Required work → Among the entries that follow, locate the line with "Reproduce this chart with Plotly." and the line with "import plotly.graph_objects as go". Output those lines and all lines in between, exactly, minus the pictures.

........

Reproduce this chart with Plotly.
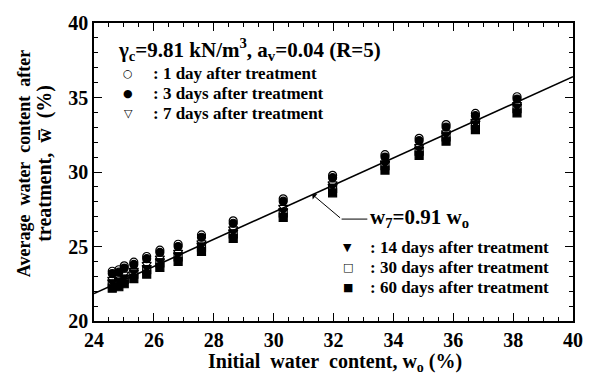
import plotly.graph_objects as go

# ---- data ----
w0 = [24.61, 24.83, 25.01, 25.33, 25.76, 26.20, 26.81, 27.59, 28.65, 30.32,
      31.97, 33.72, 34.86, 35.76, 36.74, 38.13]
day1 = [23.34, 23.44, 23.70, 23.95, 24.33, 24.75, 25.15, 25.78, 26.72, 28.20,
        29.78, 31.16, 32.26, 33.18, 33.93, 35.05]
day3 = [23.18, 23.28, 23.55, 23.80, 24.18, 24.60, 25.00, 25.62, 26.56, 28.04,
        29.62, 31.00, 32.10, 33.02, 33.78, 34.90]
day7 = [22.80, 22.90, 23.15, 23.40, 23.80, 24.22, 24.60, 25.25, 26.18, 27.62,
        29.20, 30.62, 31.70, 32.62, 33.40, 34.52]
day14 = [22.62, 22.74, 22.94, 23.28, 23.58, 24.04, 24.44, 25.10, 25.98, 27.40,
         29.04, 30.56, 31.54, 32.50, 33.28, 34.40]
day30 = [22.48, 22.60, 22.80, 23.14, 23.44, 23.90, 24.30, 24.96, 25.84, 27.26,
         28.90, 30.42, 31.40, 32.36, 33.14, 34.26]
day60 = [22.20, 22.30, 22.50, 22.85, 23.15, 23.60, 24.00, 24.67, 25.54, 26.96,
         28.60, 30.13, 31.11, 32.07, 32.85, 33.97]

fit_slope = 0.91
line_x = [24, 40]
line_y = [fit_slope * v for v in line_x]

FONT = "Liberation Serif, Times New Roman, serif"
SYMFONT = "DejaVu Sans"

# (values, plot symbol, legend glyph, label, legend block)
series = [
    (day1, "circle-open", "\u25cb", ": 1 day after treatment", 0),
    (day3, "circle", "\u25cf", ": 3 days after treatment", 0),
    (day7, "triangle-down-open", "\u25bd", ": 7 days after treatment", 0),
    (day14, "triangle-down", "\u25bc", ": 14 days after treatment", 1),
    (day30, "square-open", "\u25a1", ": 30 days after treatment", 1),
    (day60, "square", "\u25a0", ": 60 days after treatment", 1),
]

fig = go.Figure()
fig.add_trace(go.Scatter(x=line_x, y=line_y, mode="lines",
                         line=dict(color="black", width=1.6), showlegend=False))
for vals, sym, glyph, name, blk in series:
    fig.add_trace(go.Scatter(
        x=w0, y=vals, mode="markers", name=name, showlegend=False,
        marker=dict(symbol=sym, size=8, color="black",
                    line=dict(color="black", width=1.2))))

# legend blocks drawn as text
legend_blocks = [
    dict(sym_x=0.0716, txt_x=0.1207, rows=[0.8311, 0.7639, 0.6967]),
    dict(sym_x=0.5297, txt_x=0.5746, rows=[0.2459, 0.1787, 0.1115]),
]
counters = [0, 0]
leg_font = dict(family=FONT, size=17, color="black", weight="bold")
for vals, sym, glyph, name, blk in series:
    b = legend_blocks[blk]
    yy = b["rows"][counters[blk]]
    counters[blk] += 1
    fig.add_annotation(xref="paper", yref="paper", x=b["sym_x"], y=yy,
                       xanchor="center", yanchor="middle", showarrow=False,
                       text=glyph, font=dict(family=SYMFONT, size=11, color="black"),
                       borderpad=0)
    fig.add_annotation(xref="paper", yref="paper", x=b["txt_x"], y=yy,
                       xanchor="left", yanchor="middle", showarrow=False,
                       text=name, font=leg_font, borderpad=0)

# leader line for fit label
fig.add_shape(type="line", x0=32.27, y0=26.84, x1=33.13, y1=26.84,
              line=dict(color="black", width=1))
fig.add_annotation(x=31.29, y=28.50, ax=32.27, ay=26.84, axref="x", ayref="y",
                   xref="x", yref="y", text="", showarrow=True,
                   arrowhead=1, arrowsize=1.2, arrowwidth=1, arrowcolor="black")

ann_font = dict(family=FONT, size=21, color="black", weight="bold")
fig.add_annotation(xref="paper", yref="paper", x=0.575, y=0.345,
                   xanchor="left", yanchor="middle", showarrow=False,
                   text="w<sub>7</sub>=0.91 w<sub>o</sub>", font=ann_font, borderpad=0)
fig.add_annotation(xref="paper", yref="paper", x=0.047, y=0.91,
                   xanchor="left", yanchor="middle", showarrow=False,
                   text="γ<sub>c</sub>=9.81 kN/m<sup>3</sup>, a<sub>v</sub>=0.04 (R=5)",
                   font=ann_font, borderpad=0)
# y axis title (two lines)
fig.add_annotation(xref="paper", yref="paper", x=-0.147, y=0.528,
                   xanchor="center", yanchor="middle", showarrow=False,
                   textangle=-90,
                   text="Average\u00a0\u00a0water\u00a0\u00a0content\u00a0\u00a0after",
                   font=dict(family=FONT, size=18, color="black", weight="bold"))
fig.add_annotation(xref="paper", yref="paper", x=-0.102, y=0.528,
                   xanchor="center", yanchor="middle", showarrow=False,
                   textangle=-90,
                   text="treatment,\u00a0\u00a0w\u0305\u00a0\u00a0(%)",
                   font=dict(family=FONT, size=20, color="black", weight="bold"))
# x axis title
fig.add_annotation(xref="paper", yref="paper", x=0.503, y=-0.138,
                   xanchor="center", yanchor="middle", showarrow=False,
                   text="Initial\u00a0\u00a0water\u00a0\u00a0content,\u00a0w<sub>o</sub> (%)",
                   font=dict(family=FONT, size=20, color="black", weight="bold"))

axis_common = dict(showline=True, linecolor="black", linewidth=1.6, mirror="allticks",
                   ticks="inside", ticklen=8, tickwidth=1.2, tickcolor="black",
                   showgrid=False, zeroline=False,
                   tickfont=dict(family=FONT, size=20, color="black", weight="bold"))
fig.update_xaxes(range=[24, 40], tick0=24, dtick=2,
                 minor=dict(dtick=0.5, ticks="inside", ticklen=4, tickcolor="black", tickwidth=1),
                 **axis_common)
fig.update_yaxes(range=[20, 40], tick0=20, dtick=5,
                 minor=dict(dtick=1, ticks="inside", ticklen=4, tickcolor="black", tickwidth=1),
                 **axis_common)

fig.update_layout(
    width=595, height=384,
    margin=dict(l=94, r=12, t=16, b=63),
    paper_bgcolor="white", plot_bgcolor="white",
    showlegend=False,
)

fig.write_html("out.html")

........

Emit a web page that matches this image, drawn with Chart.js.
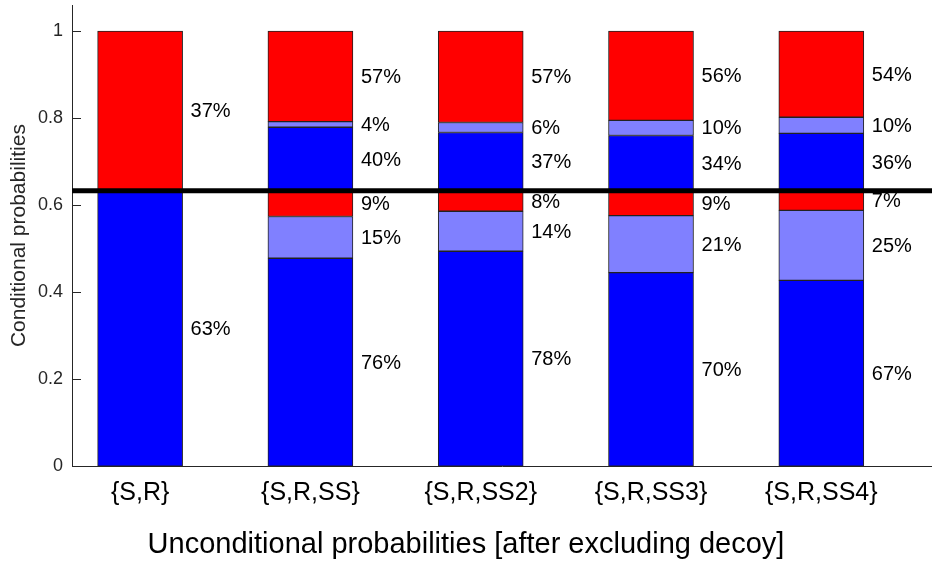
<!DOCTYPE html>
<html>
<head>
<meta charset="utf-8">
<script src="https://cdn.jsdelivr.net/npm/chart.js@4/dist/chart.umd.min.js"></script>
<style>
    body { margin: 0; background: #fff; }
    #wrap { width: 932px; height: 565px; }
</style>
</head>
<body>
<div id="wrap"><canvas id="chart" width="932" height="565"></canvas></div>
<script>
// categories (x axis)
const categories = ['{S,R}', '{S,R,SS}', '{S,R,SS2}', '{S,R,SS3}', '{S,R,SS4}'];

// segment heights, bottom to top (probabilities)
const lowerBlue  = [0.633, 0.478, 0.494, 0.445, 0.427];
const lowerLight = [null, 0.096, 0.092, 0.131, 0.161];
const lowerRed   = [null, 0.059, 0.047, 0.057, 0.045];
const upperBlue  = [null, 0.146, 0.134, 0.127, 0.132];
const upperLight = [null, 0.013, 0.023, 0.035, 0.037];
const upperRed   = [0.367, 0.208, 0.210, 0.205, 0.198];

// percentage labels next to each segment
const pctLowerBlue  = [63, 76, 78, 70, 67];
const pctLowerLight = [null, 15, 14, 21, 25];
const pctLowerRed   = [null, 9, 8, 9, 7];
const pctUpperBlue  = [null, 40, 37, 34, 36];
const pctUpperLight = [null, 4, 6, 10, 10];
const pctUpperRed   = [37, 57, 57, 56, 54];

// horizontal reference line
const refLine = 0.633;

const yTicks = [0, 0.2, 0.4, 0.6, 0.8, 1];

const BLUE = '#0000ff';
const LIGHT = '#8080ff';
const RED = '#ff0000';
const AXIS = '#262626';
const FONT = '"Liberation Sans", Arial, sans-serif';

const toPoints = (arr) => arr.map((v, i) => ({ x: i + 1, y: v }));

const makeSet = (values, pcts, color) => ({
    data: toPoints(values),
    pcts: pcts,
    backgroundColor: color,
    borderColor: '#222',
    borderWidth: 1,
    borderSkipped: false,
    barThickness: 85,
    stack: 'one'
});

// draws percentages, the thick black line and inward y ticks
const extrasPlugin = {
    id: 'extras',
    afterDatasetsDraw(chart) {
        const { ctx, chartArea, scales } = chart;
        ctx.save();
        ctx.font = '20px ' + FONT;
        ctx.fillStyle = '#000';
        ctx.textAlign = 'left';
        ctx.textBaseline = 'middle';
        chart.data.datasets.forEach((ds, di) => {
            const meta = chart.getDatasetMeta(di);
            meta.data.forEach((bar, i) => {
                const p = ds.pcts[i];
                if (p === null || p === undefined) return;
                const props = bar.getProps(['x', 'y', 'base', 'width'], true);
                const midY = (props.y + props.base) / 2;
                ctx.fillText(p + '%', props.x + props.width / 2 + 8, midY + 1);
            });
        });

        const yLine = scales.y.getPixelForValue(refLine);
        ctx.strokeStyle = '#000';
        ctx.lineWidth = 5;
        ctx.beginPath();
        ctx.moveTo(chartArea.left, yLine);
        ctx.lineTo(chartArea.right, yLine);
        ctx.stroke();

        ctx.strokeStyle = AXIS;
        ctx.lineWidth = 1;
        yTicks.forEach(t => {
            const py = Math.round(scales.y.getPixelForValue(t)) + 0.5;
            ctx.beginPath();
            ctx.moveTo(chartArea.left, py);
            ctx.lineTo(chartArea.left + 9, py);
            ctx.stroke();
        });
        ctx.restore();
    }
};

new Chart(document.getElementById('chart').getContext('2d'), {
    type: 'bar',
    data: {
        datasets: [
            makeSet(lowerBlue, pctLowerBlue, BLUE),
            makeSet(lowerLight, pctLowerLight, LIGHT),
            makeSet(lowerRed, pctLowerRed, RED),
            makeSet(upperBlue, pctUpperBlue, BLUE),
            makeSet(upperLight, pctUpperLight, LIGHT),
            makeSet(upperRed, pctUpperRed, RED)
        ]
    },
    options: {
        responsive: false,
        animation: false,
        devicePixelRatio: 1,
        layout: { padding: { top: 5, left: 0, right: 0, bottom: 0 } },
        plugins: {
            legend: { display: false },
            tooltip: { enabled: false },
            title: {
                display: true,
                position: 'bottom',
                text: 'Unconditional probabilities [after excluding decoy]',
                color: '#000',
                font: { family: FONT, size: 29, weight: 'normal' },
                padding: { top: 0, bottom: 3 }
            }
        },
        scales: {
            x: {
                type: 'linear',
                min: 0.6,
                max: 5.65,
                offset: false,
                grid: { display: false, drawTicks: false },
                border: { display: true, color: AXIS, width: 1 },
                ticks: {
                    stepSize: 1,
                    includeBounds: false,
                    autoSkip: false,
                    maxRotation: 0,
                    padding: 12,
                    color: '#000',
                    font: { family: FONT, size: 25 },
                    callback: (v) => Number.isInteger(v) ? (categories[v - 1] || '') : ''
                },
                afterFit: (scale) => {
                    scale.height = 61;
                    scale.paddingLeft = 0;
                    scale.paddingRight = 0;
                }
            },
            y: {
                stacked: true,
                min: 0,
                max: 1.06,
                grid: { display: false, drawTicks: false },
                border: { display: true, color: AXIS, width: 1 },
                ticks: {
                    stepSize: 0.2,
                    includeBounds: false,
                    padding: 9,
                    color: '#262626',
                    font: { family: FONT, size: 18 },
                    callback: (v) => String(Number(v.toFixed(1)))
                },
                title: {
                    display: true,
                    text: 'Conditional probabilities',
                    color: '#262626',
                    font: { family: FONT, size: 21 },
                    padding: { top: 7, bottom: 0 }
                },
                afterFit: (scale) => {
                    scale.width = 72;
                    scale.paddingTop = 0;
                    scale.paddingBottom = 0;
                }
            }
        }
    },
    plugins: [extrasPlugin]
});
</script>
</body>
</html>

........

Reply →
Reproduce this chart with Plotly.
import plotly.graph_objects as go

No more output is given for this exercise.